As I say, though, it did have some stories in it that I really enjoyed:

-- "The Invasion of Venus", by Stephen Baxter. What happens when aliens rock up in our solar system, but they're only here to exchange fire with other aliens living on Venus? I think I liked the sheer size of the conflict in this one, coupled with the way it was told from the very personal perspective of two old friends on Earth. Interesting also because I'm not usually a huge fan of Stephen Baxter.

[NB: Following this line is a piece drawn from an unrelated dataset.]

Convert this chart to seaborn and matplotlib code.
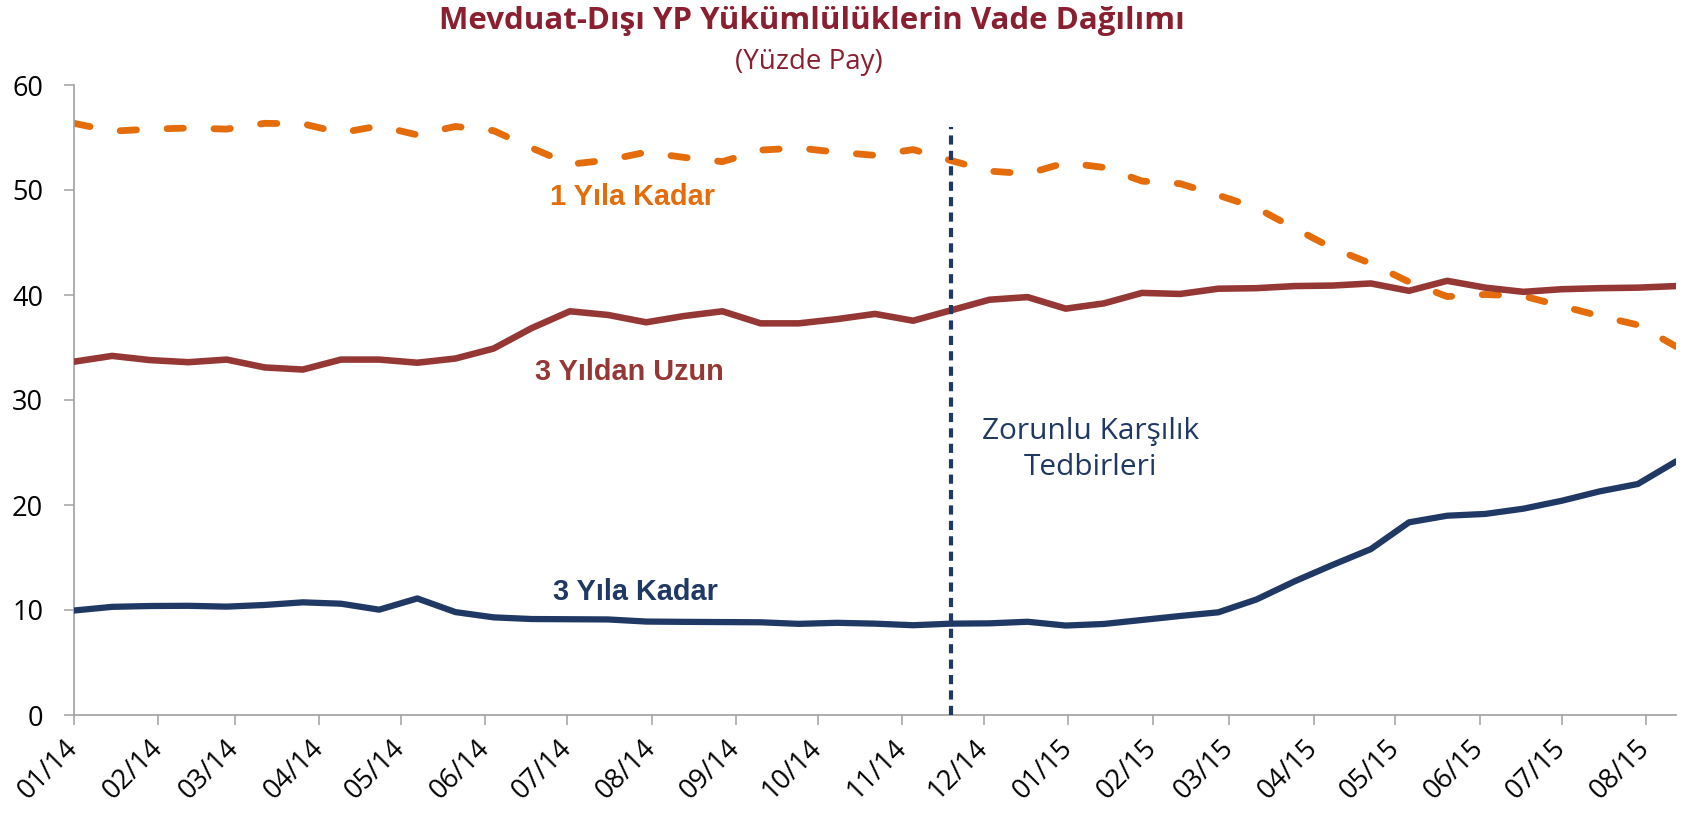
import numpy as np
import pandas as pd
import matplotlib
matplotlib.use("Agg")
import matplotlib.pyplot as plt
import matplotlib.dates as mdates
import seaborn as sns

# ---------------- data ----------------
dates = pd.date_range("2014-01-03", periods=43, freq="14D")

bir_yila_kadar = [56.35, 55.6, 55.8, 55.9, 55.8, 56.35, 56.3, 55.45, 56.1, 55.25,
                  56.05, 55.65, 54.0, 52.45, 52.85, 53.6, 53.1, 52.7, 53.8, 54.0,
                  53.6, 53.3, 53.85, 52.8, 51.8, 51.55, 52.6, 52.15, 50.85, 50.6,
                  49.5, 48.3, 46.35, 44.45, 43.0, 41.25, 39.85, 40.05, 39.9, 38.95,
                  38.0, 37.15, 35.1]

uc_yildan_uzun = [33.65, 34.2, 33.8, 33.6, 33.85, 33.1, 32.9, 33.85, 33.85, 33.55,
                  33.95, 34.9, 36.85, 38.45, 38.1, 37.4, 38.0, 38.45, 37.3, 37.3,
                  37.7, 38.2, 37.55, 38.55, 39.55, 39.8, 38.7, 39.2, 40.2, 40.1,
                  40.6, 40.65, 40.85, 40.9, 41.1, 40.4, 41.35, 40.7, 40.3, 40.55,
                  40.65, 40.7, 40.85]

uc_yila_kadar = [9.95, 10.3, 10.38, 10.4, 10.32, 10.48, 10.73, 10.6, 10.03, 11.1,
                 9.8, 9.3, 9.14, 9.12, 9.1, 8.9, 8.87, 8.85, 8.83, 8.68,
                 8.78, 8.7, 8.55, 8.7, 8.73, 8.88, 8.52, 8.67, 9.05, 9.43,
                 9.78, 11.0, 12.73, 14.3, 15.8, 18.35, 18.98, 19.15, 19.65, 20.4,
                 21.3, 22.0, 24.15]

series_names = ["1 Yıla Kadar", "3 Yıldan Uzun", "3 Yıla Kadar"]
event_date = pd.Timestamp("2014-11-21")
event_top = 56
event_label = "Zorunlu Karşılık\nTedbirleri"
title = "Mevduat-Dışı YP Yükümlülüklerin Vade Dağılımı"
subtitle = "(Yüzde Pay)"
y_ticks = [0, 10, 20, 30, 40, 50, 60]

# ---------------- style ----------------
sns.set_theme(style="white")
plt.rcParams["font.family"] = ["Open Sans", "DejaVu Sans"]

ORANGE = "#E46C0A"
RED = "#953735"
NAVY = "#1F3864"
TITLE_C = "#8A1F30"
AXIS_C = "#A0A0A0"

fig = plt.figure(figsize=(16.83, 8.15), dpi=100)
ax = fig.add_axes([74 / 1683, 100 / 815, 1602 / 1683, 630 / 815])

df1 = pd.DataFrame({"date": dates, "value": bir_yila_kadar})
df2 = pd.DataFrame({"date": dates, "value": uc_yildan_uzun})
df3 = pd.DataFrame({"date": dates, "value": uc_yila_kadar})

sns.lineplot(data=df1, x="date", y="value", ax=ax, color=ORANGE, linewidth=4.9,
             linestyle=(0, (2.4, 4.5)), zorder=2)
ax.lines[-1].set_dash_capstyle("round")
ax.lines[-1].set_dash_joinstyle("round")
sns.lineplot(data=df2, x="date", y="value", ax=ax, color=RED, linewidth=4.7,
             solid_capstyle="round", solid_joinstyle="round", zorder=3)
sns.lineplot(data=df3, x="date", y="value", ax=ax, color=NAVY, linewidth=4.5,
             solid_capstyle="round", solid_joinstyle="round", zorder=3)

# event line
ax.vlines(event_date, 0, event_top, colors=NAVY, linewidth=3.0,
          linestyles=[(0, (2.2, 1.5))], zorder=4)

# axes
ax.set_xlim(dates[0], dates[-1])
ax.set_ylim(0, 60)
ax.set_yticks(y_ticks)
ax.xaxis.set_major_locator(mdates.MonthLocator(bymonthday=3))
ax.xaxis.set_major_formatter(mdates.DateFormatter("%m/%y"))
ax.set_xlabel("")
ax.set_ylabel("")

for s in ["top", "right"]:
    ax.spines[s].set_visible(False)
for s in ["left", "bottom"]:
    ax.spines[s].set_color(AXIS_C)
    ax.spines[s].set_linewidth(1.2)

ax.tick_params(axis="both", direction="out", length=7.2, width=1.1, color=AXIS_C,
               labelsize=19.5, labelcolor="black")
ax.tick_params(axis="y", pad=15, left=True)
ax.tick_params(axis="x", pad=14, bottom=True)
for lab in ax.get_xticklabels():
    lab.set_rotation(45)
    lab.set_ha("right")
    lab.set_va("center")
    lab.set_rotation_mode("anchor")

# series labels
lab_font = ["Liberation Sans", "DejaVu Sans"]
ax.text(pd.Timestamp("2014-07-27"), 49.3, series_names[0], color=ORANGE,
        fontsize=20.8, fontweight="bold", family=lab_font, ha="center", va="center")
ax.text(pd.Timestamp("2014-07-26"), 32.65, series_names[1], color=RED,
        fontsize=20.8, fontweight="bold", family=lab_font, ha="center", va="center")
ax.text(pd.Timestamp("2014-07-28"), 11.75, series_names[2], color=NAVY,
        fontsize=20.8, fontweight="bold", family=lab_font, ha="center", va="center")

ax.text(pd.Timestamp("2015-01-11"), 25.3, event_label, color=NAVY, fontsize=21.5,
        ha="center", va="center", linespacing=1.3)

# titles
fig.text(812 / 1683, 1 - 21.5 / 815, title, color=TITLE_C, fontsize=22.5,
         fontweight="bold", ha="center", va="center")
fig.text(809 / 1683, 1 - 62 / 815, subtitle, color=TITLE_C, fontsize=20,
         ha="center", va="center")

fig.savefig("out.png", dpi=100, facecolor="white")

-- "The Server and the Dragon", by Hannu Rajaniemi. A sentient server in a galaxy-wide network drifts lonely and unused around a star on a very wide orbit, until it is one day visited by a (digital) dragon. I'd call this one a hard space opera story, and that's probably why I liked it. I'm a sucker for that sort of thing.

-- "The Birds and the Bees and the Gasoline Trees", by John Barnes. A novel take on the panspermia theory. Cool things here were the central idea -- big and dramatic, and a new take on an old bit of SF -- and the partially-explored background of one of the main characters, an android created for the purpose of solar system exploration. I don't think I've read anything else by John Barnes, so I'll have to see what I can find.

Honorable mentions go to Kristine Kathryn Rusch's "Watching the Music Dance" (a nice bit of anthropological SF), Peter Watts' "Malak" (perhaps the most typical hard SF story of the bunch), and both Karl Schroeder's "Laika's Ghost" and Charles Stross' "Bit Rot" (for the sheer gonzo joy of them).